• **PROBLEM TO WORK ON**
Below are records; reproduce exactly the lines from the one that has "Write a LaTeX" through the one that has "(sw2) at (446,72)", ends included, and nothing more.

++++ MATERIAL TO PROCESS

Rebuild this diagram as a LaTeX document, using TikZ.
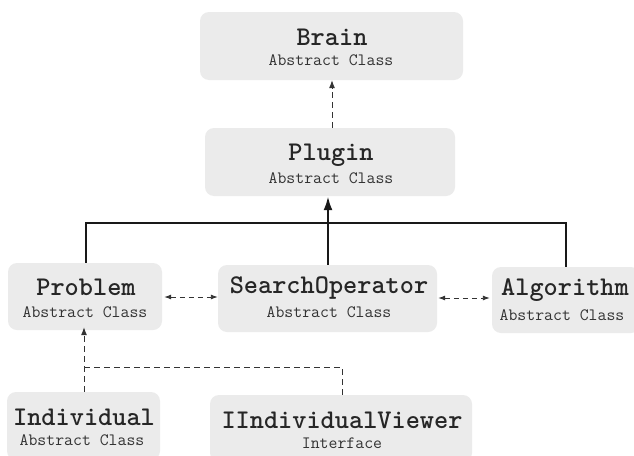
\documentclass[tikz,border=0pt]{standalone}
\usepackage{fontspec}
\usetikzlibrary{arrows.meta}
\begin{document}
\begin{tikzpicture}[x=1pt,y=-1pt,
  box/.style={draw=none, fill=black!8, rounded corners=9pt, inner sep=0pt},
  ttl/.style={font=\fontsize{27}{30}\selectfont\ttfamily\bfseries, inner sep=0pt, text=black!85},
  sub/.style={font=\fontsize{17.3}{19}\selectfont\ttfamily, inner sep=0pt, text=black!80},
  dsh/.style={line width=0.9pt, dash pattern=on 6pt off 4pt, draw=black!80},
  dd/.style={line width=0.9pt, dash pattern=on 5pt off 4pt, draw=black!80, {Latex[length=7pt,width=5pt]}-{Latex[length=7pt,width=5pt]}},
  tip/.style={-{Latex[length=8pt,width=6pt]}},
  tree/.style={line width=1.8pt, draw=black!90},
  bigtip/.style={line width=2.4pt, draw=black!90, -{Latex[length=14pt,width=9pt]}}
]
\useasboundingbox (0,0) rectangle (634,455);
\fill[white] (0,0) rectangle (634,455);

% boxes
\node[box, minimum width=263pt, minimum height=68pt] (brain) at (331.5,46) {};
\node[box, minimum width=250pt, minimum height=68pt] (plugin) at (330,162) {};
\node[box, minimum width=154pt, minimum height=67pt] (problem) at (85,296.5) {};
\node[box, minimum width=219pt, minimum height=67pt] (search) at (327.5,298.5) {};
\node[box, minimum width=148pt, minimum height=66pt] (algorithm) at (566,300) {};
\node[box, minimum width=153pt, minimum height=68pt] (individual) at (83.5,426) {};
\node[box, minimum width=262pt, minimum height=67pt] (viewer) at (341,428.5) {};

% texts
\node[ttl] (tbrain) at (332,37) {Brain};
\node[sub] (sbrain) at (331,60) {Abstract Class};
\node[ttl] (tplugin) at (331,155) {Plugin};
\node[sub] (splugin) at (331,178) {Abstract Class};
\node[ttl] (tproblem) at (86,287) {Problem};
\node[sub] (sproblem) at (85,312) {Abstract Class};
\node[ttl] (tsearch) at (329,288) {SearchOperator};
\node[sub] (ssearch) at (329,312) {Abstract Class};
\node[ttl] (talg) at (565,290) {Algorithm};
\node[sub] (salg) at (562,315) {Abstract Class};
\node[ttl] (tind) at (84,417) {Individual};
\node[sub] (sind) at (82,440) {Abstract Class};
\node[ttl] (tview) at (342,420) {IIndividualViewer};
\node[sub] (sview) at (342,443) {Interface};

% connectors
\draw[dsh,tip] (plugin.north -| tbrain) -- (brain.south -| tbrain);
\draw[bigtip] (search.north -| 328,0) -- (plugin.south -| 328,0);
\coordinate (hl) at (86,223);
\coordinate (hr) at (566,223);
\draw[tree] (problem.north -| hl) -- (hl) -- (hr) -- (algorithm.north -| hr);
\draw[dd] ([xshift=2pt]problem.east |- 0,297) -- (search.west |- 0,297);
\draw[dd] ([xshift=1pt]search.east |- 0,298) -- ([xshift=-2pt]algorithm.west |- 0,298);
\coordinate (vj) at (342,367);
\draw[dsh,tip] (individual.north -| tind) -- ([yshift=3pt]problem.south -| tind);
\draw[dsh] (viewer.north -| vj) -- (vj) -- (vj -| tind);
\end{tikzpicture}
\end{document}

++++++++
++++ MATERIAL TO PROCESS

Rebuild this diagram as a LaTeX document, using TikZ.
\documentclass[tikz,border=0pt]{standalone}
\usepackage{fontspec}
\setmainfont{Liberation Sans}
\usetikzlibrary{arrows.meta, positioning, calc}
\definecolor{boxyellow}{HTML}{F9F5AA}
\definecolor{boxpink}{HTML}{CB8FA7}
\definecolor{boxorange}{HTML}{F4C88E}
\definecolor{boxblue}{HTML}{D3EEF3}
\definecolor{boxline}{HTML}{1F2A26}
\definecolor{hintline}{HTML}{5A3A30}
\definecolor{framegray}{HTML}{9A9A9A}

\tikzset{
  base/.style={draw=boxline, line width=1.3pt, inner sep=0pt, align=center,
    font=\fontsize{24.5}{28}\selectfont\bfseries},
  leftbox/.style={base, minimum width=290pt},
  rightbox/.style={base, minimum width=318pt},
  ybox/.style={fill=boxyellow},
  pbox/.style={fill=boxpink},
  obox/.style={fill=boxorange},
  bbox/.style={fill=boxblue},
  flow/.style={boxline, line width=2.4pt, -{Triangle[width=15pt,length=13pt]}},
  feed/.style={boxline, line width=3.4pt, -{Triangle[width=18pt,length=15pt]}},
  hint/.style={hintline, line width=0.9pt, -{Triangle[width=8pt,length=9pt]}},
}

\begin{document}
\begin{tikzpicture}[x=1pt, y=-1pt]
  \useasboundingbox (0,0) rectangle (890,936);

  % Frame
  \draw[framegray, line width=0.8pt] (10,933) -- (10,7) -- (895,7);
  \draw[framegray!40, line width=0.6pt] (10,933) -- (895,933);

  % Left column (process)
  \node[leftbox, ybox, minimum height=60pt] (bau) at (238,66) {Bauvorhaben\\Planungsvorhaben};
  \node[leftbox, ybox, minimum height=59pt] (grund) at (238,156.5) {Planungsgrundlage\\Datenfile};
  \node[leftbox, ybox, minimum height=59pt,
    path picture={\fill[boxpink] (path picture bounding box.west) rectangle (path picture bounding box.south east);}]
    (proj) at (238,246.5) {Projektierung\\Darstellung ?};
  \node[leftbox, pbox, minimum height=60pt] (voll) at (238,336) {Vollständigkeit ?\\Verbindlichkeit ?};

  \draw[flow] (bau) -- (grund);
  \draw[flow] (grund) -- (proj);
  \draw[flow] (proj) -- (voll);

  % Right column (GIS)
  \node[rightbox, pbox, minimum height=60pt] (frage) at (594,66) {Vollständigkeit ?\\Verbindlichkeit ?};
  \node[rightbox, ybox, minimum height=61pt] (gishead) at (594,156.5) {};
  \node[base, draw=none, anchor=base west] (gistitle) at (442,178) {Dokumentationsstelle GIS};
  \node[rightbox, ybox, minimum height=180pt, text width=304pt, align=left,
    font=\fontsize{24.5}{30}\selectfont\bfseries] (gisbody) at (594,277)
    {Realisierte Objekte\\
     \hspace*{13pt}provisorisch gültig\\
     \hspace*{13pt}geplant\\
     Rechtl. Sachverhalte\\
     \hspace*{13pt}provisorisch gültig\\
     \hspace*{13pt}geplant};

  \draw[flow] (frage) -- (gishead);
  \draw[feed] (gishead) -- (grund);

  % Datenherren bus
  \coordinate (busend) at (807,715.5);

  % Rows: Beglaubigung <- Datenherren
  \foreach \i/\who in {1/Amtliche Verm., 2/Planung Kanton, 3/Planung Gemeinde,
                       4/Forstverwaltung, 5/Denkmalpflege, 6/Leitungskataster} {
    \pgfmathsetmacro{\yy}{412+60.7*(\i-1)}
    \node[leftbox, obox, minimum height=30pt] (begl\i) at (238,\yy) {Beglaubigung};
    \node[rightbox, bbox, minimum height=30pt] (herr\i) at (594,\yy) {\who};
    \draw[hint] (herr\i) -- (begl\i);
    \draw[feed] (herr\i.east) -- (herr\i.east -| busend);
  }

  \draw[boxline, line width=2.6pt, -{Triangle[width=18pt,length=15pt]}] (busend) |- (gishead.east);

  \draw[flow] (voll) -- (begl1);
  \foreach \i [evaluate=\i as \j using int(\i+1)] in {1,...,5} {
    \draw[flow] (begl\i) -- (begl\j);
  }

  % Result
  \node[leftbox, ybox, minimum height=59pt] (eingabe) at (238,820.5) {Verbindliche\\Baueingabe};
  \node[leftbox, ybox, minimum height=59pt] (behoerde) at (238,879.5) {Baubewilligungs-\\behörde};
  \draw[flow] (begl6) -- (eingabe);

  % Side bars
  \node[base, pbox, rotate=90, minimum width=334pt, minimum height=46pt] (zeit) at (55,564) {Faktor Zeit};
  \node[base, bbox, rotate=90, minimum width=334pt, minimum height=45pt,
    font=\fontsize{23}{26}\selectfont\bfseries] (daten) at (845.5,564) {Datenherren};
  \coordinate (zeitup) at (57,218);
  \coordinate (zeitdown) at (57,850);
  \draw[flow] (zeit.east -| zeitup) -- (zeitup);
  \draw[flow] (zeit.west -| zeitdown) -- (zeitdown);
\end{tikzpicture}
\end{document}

++++++++
++++ MATERIAL TO PROCESS

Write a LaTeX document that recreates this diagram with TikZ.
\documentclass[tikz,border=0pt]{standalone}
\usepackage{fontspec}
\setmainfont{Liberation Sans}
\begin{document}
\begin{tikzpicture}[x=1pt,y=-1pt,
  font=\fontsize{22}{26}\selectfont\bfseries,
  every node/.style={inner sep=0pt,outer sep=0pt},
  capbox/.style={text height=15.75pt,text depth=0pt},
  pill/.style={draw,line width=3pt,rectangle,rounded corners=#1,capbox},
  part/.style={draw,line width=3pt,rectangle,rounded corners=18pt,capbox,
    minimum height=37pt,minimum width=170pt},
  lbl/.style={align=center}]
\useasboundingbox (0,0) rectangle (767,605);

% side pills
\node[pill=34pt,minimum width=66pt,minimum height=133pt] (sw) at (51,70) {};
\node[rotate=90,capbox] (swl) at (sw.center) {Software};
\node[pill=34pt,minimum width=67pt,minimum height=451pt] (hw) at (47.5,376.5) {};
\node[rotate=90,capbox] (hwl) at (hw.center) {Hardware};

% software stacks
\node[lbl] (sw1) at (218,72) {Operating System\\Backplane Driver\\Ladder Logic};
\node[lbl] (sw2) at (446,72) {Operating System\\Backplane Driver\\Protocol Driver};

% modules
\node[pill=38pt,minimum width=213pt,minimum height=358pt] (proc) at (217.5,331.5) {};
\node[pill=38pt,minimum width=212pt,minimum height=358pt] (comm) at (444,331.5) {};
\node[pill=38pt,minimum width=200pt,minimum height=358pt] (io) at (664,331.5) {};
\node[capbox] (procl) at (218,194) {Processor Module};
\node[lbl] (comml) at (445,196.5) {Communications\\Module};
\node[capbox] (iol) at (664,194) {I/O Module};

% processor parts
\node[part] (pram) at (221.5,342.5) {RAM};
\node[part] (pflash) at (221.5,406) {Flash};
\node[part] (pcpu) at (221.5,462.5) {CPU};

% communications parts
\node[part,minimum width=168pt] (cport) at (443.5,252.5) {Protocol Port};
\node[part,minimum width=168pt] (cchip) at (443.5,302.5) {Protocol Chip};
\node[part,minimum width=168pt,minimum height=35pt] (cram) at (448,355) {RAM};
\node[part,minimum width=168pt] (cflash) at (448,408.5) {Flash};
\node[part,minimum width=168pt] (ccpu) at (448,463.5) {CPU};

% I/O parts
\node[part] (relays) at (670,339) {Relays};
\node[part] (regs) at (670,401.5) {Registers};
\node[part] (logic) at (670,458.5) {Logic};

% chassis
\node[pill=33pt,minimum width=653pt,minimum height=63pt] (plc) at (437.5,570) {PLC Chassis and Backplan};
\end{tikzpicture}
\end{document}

++++++++

• **THE OUTPUT**
Write a LaTeX document that recreates this diagram with TikZ.
\documentclass[tikz,border=0pt]{standalone}
\usepackage{fontspec}
\setmainfont{Liberation Sans}
\begin{document}
\begin{tikzpicture}[x=1pt,y=-1pt,
  font=\fontsize{22}{26}\selectfont\bfseries,
  every node/.style={inner sep=0pt,outer sep=0pt},
  capbox/.style={text height=15.75pt,text depth=0pt},
  pill/.style={draw,line width=3pt,rectangle,rounded corners=#1,capbox},
  part/.style={draw,line width=3pt,rectangle,rounded corners=18pt,capbox,
    minimum height=37pt,minimum width=170pt},
  lbl/.style={align=center}]
\useasboundingbox (0,0) rectangle (767,605);

% side pills
\node[pill=34pt,minimum width=66pt,minimum height=133pt] (sw) at (51,70) {};
\node[rotate=90,capbox] (swl) at (sw.center) {Software};
\node[pill=34pt,minimum width=67pt,minimum height=451pt] (hw) at (47.5,376.5) {};
\node[rotate=90,capbox] (hwl) at (hw.center) {Hardware};

% software stacks
\node[lbl] (sw1) at (218,72) {Operating System\\Backplane Driver\\Ladder Logic};
\node[lbl] (sw2) at (446,72) {Operating System\\Backplane Driver\\Protocol Driver};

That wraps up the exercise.